--- THE DATA ---

## BEGIN

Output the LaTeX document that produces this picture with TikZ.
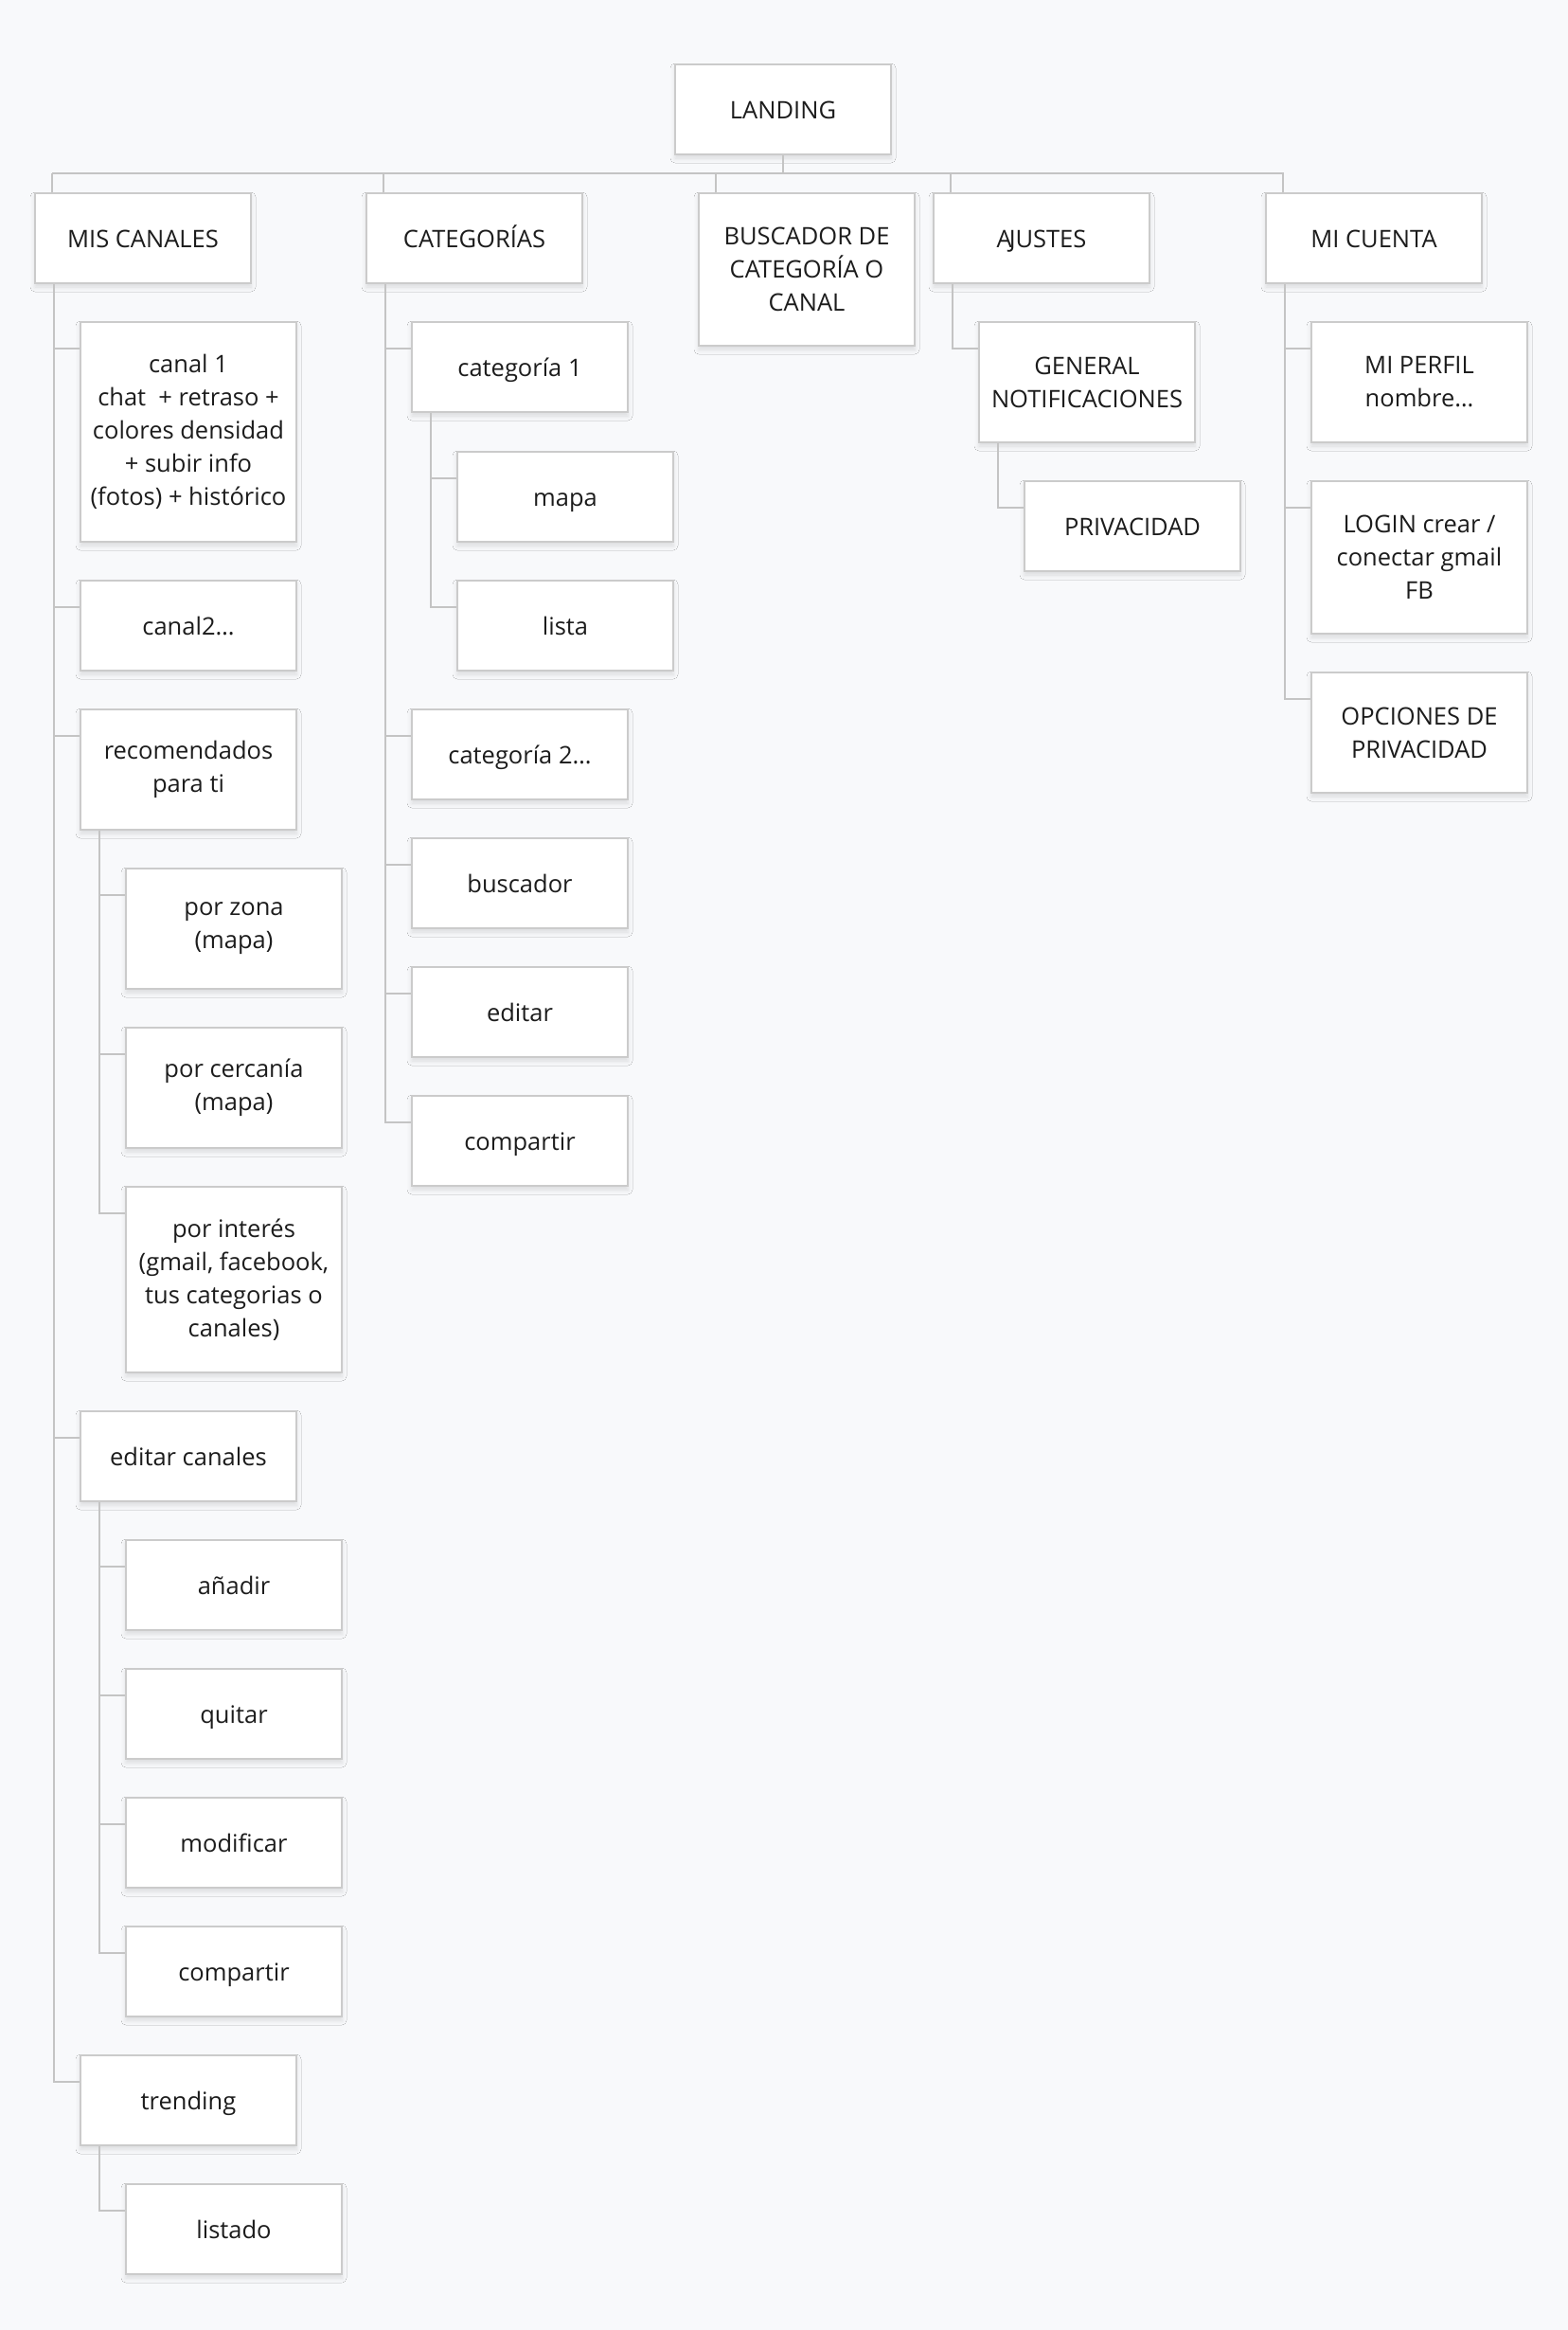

## END
## BEGIN

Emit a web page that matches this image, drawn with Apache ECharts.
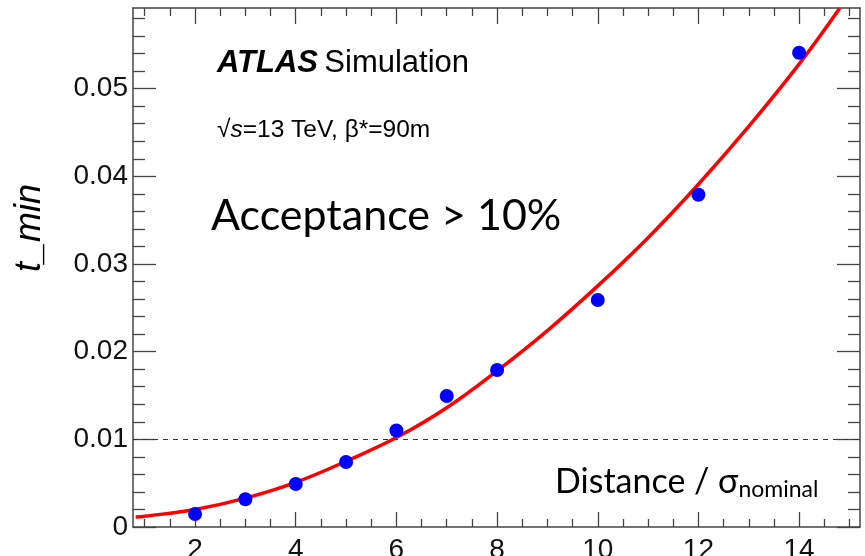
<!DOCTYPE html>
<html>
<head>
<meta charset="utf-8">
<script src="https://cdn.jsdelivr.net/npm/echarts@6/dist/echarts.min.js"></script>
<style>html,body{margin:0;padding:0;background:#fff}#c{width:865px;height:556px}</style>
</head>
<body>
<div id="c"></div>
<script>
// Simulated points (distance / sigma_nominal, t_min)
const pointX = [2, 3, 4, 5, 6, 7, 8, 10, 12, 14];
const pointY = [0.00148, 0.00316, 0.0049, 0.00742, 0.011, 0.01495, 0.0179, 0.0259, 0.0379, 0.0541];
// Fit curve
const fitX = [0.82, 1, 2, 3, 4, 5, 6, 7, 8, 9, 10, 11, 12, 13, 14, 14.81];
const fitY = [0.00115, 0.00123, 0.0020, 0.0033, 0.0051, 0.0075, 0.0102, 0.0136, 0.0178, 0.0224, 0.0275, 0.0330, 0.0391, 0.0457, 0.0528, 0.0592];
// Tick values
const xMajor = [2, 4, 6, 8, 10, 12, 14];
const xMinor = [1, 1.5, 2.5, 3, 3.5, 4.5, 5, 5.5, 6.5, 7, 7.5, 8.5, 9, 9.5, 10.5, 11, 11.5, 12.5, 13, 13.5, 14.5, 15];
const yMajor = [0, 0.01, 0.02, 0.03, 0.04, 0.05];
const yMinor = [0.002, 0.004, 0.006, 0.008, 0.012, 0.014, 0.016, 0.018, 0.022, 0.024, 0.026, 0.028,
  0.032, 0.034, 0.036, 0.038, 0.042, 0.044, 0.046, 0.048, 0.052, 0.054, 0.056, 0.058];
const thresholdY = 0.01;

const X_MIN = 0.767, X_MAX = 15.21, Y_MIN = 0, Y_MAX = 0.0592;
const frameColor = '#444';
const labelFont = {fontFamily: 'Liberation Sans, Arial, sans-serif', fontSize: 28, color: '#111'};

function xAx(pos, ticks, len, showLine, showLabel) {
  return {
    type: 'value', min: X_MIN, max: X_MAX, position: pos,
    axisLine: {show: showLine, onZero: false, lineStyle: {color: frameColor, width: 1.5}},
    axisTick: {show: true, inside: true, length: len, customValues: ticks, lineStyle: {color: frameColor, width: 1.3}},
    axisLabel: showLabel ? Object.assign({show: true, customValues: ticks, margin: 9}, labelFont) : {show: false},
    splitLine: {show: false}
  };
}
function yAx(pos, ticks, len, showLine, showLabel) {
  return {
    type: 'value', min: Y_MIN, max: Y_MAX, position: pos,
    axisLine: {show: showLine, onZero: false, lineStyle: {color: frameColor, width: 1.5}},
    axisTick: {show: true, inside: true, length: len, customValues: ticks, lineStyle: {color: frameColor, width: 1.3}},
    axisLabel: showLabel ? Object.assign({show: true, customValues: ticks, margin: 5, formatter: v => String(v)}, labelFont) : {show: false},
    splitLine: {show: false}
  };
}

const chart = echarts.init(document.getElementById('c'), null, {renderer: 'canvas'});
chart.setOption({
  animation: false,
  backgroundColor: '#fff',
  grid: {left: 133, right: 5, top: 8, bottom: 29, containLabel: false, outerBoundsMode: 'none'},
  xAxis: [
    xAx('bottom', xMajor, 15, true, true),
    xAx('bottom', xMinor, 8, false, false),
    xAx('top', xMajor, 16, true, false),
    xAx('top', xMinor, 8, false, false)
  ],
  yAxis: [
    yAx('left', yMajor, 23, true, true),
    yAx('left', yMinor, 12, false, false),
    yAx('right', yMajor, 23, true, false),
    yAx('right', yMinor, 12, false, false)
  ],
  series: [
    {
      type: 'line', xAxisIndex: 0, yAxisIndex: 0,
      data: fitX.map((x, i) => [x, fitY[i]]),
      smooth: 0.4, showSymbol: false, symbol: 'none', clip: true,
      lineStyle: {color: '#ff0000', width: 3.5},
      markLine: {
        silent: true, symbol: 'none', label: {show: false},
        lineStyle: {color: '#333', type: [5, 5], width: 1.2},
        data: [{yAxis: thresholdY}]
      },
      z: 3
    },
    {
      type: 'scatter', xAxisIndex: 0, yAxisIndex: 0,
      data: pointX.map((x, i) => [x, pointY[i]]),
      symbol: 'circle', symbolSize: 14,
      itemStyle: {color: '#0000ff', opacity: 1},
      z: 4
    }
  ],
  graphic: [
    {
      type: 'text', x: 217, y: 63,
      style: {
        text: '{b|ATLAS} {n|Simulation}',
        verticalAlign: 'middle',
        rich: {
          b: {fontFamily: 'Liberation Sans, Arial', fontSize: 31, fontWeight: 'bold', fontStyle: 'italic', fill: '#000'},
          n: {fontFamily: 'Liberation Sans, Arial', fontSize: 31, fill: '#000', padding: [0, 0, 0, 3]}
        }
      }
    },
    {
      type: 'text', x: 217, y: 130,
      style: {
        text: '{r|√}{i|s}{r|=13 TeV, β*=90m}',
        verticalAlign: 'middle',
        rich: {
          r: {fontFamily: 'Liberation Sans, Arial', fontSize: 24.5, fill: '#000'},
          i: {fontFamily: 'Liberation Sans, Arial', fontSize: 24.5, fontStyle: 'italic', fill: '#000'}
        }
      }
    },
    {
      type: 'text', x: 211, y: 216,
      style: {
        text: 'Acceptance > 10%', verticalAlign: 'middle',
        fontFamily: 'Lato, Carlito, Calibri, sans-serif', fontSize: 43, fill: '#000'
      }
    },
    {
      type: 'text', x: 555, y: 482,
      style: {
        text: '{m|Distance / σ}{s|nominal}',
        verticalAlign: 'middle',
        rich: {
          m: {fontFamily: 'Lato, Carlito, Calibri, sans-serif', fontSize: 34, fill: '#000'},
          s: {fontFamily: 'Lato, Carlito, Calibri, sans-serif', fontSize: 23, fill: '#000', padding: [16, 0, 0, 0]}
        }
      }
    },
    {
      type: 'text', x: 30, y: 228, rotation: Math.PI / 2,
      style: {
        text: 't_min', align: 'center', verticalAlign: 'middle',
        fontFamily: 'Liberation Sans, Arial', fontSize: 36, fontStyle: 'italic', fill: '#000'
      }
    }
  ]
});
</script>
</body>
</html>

## END

--- WHAT IS REQUIRED ---
How many of the lines above include the word "that"? Respond with the number alone.

--- ANSWER TO THIS TASK ---
2